Exposing tags directly in data (and not in a nested array), cleaning, formating, etc. should be done in dedicated modules. Its more flexible for future usages as the same tags may be used differently by different modules. For instance, using the ID3 title tags as audio_title means that a generic modules willing to handle titles for both audio and image files would have to use audio_title and whatever field is used to store EXIF title (ImageTitle or ImageDescription), or worse re-run getID3() to extract EXIF data itself. But if filefield_meta store all getID3() extracted data/tags, it will have to use a know and documented data structure[1].
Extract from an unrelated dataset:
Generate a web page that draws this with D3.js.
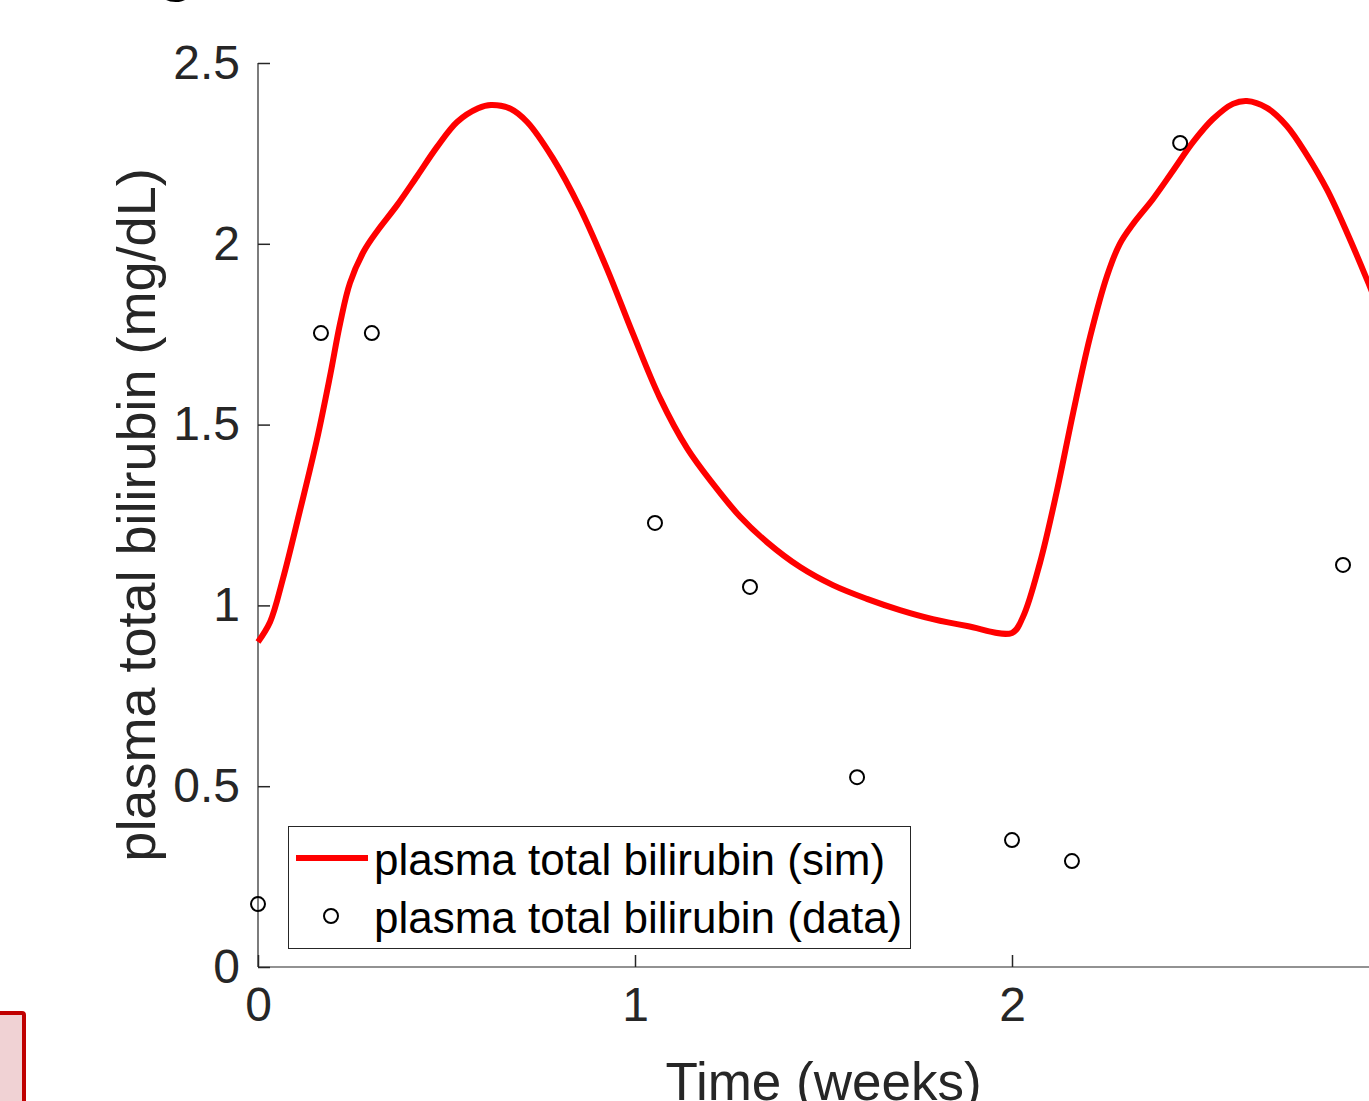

If storing all getID3() extracted data in filefield_meta's data is too much overhead for some sites. A separate module (with and heavy weight) can later clean it.
Another solution, would be to have a dedicated hook invoked by fielfield_meta to handle getID3()'s extracted data and to merge the results of this hook in the data field. Something like hook_filefield_meta_data($info).
[1] Relying on getID3() data structure means that developer already knowing it won't have to learn to much filefield_meta specific data/tags naming and structure. While those learning getID3() data/tags naming and structure to use in filefield_meta get knowledge re-usable outside filefield_meta (and even Drupal). getID3() structure is already documented at http://getid3.sourceforge.net/source/structure.txt
#27
That patch still lacks of views and tokens. I tried to do that but I did not know how to expose recursive information to views.
I kind of agree about saving all the structure array, but maybe it's too complex to access the ifnormation and decide what to allow into views and tokens.
This would be a good debate about what to do with metadata information for files.